[RECORDED DATA]
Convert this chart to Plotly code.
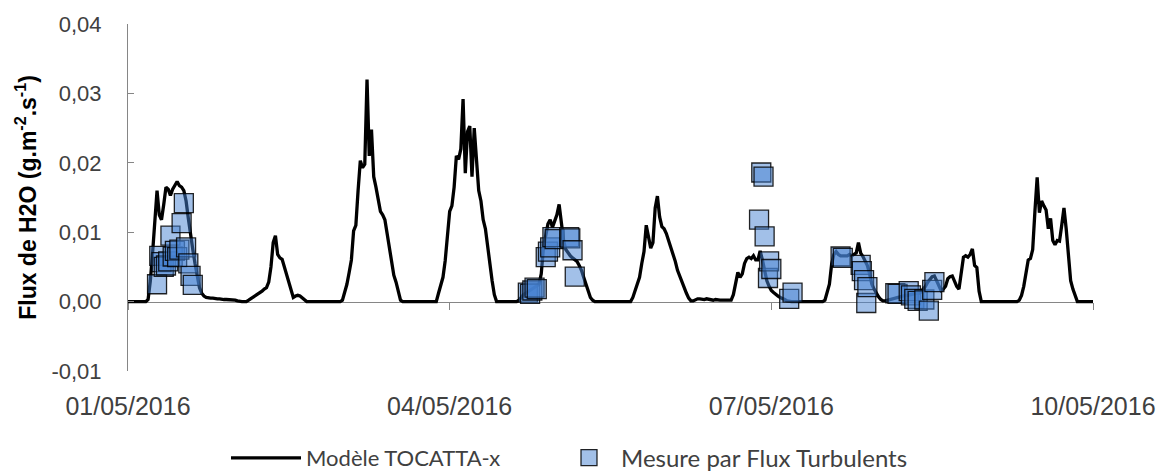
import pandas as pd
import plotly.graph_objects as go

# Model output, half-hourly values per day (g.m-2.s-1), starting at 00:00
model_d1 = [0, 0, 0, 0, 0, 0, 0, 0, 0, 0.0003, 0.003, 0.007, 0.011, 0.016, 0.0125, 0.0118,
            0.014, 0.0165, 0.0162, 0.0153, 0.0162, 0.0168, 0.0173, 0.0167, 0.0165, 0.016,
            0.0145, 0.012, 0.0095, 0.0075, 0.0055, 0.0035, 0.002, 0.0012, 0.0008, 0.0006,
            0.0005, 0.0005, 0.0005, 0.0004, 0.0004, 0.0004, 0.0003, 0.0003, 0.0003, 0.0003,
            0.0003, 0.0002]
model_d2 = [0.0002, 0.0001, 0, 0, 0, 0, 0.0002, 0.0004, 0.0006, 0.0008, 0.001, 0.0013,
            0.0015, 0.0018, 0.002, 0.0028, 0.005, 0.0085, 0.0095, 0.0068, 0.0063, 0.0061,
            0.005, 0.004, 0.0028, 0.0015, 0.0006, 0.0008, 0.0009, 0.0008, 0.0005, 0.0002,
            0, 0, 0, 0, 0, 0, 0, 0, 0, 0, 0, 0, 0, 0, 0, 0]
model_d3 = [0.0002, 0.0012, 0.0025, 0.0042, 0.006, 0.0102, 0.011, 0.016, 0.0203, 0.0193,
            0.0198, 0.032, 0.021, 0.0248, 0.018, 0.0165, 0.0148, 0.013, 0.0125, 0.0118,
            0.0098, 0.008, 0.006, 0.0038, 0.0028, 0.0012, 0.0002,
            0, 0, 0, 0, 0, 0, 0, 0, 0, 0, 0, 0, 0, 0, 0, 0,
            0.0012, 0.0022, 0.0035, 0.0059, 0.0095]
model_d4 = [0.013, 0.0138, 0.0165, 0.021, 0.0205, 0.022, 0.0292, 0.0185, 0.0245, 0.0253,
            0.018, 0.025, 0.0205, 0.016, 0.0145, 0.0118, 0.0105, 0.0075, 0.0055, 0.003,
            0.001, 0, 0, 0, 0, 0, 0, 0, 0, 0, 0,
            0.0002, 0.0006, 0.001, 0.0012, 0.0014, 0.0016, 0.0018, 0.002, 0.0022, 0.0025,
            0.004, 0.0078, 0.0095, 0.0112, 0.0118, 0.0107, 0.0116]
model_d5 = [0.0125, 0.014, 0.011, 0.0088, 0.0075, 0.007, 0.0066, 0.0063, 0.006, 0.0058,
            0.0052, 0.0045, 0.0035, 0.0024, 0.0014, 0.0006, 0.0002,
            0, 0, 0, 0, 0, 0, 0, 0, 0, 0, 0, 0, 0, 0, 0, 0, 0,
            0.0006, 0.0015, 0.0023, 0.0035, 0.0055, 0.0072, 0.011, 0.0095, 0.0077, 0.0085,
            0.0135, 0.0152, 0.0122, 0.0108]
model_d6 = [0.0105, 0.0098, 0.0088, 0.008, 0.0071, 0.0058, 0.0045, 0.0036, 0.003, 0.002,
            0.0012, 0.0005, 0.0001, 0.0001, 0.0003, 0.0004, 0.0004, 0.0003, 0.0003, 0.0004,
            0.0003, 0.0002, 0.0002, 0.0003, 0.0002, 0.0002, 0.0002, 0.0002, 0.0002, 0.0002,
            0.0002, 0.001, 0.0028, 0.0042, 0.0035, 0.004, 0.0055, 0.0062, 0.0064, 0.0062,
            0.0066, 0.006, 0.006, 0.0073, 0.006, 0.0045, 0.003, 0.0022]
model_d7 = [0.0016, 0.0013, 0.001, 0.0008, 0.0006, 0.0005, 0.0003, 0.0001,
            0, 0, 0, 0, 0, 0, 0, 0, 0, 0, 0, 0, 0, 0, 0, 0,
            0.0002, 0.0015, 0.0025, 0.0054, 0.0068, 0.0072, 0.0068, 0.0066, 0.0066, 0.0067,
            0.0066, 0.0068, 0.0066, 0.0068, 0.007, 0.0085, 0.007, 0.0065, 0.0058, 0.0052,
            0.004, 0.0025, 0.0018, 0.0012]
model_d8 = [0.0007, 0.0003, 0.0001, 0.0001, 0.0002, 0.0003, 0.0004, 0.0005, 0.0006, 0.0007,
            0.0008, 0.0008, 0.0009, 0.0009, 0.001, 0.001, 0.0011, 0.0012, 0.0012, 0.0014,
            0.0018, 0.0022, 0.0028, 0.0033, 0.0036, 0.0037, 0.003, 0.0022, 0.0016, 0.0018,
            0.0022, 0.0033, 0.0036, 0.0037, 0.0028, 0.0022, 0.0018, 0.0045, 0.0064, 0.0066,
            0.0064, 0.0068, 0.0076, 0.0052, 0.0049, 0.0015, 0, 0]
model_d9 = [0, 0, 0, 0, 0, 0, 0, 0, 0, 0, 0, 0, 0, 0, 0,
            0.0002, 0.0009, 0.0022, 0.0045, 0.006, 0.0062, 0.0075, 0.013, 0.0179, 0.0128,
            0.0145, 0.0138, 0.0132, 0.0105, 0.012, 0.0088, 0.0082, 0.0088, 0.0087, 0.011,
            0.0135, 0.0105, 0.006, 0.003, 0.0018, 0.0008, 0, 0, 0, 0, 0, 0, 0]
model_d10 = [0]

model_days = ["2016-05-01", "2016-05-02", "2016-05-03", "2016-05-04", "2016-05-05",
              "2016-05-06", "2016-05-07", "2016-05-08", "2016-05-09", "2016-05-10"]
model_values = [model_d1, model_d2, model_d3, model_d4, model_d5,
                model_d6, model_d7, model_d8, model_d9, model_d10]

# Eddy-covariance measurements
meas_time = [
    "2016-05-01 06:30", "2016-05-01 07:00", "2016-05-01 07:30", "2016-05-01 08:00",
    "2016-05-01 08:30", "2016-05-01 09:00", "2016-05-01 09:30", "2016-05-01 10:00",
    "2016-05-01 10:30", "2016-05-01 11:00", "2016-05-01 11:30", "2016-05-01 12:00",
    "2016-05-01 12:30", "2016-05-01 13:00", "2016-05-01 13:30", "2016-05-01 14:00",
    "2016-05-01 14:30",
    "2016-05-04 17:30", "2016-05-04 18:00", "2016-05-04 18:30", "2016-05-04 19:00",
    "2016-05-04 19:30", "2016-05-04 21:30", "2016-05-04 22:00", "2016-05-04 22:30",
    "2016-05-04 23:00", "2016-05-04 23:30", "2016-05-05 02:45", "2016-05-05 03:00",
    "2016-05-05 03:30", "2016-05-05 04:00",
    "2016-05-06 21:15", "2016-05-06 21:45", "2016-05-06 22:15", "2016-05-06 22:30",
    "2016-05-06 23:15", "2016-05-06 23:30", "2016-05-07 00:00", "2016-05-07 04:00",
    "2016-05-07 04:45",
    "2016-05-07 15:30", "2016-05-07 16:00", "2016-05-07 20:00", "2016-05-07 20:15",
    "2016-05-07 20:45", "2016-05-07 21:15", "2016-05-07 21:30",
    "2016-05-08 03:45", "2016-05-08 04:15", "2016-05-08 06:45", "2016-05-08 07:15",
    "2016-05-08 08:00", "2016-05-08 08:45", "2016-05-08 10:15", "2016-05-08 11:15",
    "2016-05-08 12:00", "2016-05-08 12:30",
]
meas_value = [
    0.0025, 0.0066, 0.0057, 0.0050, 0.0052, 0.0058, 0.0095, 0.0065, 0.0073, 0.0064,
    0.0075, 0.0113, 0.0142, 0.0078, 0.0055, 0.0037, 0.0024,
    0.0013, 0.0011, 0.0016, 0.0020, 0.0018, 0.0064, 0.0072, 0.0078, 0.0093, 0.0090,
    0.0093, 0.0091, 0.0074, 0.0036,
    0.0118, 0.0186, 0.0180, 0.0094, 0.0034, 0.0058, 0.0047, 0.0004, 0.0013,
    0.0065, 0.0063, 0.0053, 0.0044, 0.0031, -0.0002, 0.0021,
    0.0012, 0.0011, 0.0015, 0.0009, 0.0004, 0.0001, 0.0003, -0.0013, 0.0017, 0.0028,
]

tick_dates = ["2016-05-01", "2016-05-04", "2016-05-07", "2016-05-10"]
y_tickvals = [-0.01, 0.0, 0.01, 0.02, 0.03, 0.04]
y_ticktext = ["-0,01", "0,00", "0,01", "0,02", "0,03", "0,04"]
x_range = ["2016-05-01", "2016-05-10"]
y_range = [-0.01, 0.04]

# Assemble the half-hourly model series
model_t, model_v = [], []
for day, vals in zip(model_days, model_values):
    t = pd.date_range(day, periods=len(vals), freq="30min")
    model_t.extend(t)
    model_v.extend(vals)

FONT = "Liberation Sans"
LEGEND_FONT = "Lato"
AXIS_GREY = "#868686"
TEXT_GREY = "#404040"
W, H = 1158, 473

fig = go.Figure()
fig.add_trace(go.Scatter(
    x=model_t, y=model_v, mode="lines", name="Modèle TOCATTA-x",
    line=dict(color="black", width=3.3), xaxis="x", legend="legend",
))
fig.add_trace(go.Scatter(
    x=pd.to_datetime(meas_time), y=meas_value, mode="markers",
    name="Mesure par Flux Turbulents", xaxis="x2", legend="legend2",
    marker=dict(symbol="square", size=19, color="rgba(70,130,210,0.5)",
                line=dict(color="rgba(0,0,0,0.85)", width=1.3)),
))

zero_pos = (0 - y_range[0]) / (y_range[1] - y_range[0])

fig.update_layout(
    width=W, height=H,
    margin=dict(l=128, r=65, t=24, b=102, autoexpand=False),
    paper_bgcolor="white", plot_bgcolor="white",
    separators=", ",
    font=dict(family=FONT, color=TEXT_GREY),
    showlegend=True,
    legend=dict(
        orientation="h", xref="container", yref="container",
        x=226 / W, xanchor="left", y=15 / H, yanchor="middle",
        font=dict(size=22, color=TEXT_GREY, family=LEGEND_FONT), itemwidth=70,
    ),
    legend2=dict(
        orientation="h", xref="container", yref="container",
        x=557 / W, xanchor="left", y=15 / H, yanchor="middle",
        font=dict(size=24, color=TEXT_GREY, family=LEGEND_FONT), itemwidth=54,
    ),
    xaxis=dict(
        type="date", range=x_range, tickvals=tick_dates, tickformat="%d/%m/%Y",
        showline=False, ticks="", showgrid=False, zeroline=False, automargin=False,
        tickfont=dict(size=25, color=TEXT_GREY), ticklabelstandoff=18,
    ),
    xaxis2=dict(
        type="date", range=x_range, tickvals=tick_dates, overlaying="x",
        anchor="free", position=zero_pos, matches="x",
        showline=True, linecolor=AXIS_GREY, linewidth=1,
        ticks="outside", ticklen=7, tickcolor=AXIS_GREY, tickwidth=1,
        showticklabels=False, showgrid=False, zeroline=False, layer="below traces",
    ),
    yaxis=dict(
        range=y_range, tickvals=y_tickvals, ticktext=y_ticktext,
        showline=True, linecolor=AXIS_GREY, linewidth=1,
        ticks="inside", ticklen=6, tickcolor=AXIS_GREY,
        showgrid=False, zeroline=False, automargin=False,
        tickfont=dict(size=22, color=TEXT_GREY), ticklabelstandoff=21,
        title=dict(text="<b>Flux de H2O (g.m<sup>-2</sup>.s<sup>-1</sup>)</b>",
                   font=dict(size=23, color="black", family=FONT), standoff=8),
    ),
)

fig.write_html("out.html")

[GIVEN INSTRUCTION]
From the opening line of the listing above through the line bearing "import plotly.graph_objects as go", repeat each line exactly. Drop every picture.

[TASK OUTPUT]
Convert this chart to Plotly code.
import pandas as pd
import plotly.graph_objects as go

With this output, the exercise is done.